### Supplied data
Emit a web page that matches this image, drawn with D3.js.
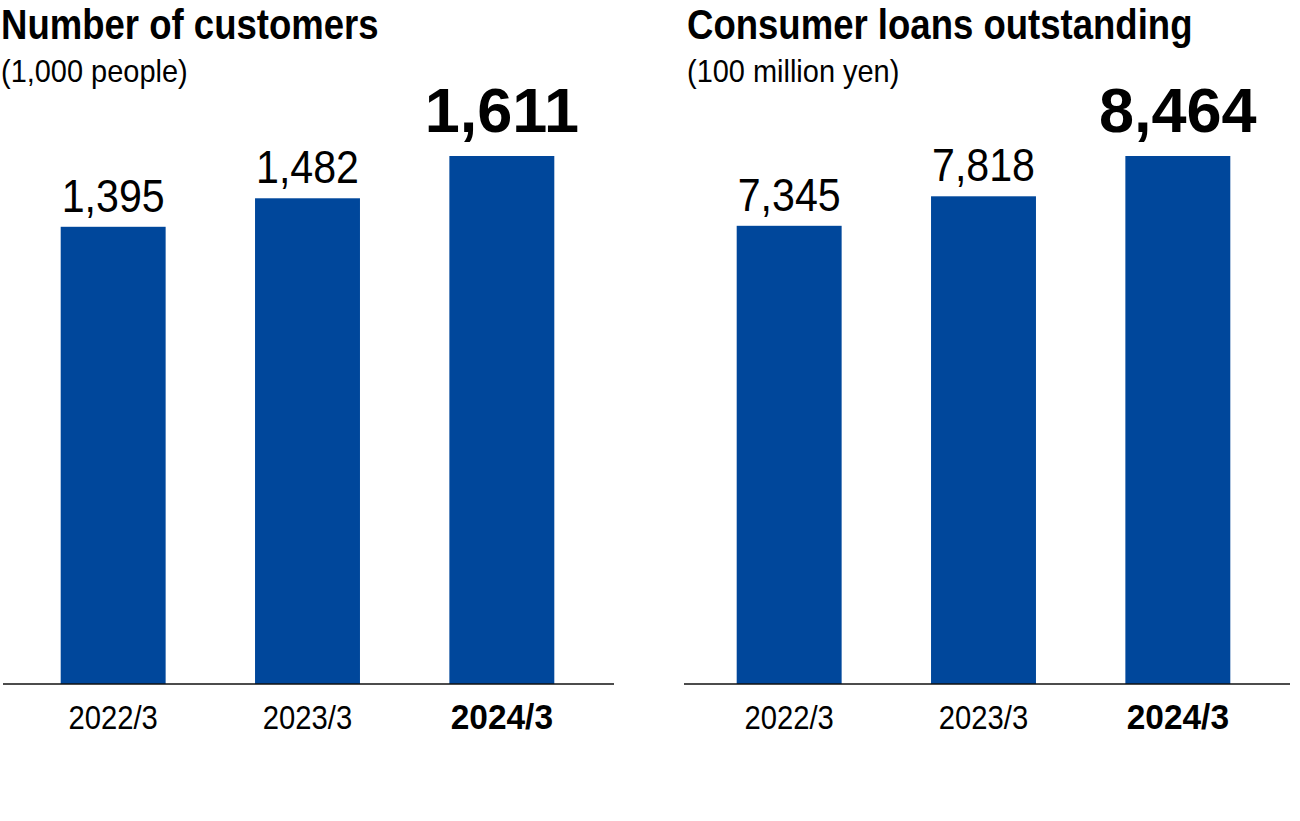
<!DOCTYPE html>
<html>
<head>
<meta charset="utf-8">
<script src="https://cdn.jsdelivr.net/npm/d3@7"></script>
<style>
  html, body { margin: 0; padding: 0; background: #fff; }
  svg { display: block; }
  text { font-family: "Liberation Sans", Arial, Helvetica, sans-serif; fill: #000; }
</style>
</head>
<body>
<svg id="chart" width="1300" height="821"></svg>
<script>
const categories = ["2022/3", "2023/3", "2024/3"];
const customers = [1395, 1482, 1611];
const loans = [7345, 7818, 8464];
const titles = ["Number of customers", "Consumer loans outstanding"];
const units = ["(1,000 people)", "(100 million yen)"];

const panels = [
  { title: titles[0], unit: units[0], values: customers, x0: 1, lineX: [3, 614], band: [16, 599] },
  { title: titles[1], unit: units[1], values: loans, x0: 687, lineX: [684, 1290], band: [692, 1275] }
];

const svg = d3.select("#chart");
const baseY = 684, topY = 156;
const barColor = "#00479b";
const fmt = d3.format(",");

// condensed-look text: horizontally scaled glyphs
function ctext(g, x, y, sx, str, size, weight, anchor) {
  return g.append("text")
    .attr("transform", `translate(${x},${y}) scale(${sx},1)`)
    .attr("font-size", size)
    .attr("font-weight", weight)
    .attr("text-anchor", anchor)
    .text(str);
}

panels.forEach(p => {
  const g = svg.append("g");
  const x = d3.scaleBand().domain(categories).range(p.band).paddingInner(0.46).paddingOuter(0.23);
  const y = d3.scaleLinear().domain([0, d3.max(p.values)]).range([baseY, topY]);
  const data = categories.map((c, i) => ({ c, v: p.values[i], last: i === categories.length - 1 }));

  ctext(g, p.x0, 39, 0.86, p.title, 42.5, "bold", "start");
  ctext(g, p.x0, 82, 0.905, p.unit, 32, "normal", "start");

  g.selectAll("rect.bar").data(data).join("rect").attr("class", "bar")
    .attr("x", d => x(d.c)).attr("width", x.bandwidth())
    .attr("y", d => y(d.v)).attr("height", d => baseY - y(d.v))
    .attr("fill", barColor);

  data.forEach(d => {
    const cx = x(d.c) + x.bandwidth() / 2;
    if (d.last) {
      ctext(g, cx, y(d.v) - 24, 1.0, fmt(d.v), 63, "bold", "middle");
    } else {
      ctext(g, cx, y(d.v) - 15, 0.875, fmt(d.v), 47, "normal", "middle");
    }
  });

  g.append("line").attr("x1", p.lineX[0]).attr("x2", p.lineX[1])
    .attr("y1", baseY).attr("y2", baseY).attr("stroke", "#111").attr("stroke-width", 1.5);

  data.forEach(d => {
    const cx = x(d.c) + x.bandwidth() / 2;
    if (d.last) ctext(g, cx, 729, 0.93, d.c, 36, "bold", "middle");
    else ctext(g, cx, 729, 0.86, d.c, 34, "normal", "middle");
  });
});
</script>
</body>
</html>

### Aim of the task
Reproduce the whole listing word for word, setting aside any pictures.

### Full response
Emit a web page that matches this image, drawn with D3.js.
<!DOCTYPE html>
<html>
<head>
<meta charset="utf-8">
<script src="https://cdn.jsdelivr.net/npm/d3@7"></script>
<style>
  html, body { margin: 0; padding: 0; background: #fff; }
  svg { display: block; }
  text { font-family: "Liberation Sans", Arial, Helvetica, sans-serif; fill: #000; }
</style>
</head>
<body>
<svg id="chart" width="1300" height="821"></svg>
<script>
const categories = ["2022/3", "2023/3", "2024/3"];
const customers = [1395, 1482, 1611];
const loans = [7345, 7818, 8464];
const titles = ["Number of customers", "Consumer loans outstanding"];
const units = ["(1,000 people)", "(100 million yen)"];

const panels = [
  { title: titles[0], unit: units[0], values: customers, x0: 1, lineX: [3, 614], band: [16, 599] },
  { title: titles[1], unit: units[1], values: loans, x0: 687, lineX: [684, 1290], band: [692, 1275] }
];

const svg = d3.select("#chart");
const baseY = 684, topY = 156;
const barColor = "#00479b";
const fmt = d3.format(",");

// condensed-look text: horizontally scaled glyphs
function ctext(g, x, y, sx, str, size, weight, anchor) {
  return g.append("text")
    .attr("transform", `translate(${x},${y}) scale(${sx},1)`)
    .attr("font-size", size)
    .attr("font-weight", weight)
    .attr("text-anchor", anchor)
    .text(str);
}

panels.forEach(p => {
  const g = svg.append("g");
  const x = d3.scaleBand().domain(categories).range(p.band).paddingInner(0.46).paddingOuter(0.23);
  const y = d3.scaleLinear().domain([0, d3.max(p.values)]).range([baseY, topY]);
  const data = categories.map((c, i) => ({ c, v: p.values[i], last: i === categories.length - 1 }));

  ctext(g, p.x0, 39, 0.86, p.title, 42.5, "bold", "start");
  ctext(g, p.x0, 82, 0.905, p.unit, 32, "normal", "start");

  g.selectAll("rect.bar").data(data).join("rect").attr("class", "bar")
    .attr("x", d => x(d.c)).attr("width", x.bandwidth())
    .attr("y", d => y(d.v)).attr("height", d => baseY - y(d.v))
    .attr("fill", barColor);

  data.forEach(d => {
    const cx = x(d.c) + x.bandwidth() / 2;
    if (d.last) {
      ctext(g, cx, y(d.v) - 24, 1.0, fmt(d.v), 63, "bold", "middle");
    } else {
      ctext(g, cx, y(d.v) - 15, 0.875, fmt(d.v), 47, "normal", "middle");
    }
  });

  g.append("line").attr("x1", p.lineX[0]).attr("x2", p.lineX[1])
    .attr("y1", baseY).attr("y2", baseY).attr("stroke", "#111").attr("stroke-width", 1.5);

  data.forEach(d => {
    const cx = x(d.c) + x.bandwidth() / 2;
    if (d.last) ctext(g, cx, 729, 0.93, d.c, 36, "bold", "middle");
    else ctext(g, cx, 729, 0.86, d.c, 34, "normal", "middle");
  });
});
</script>
</body>
</html>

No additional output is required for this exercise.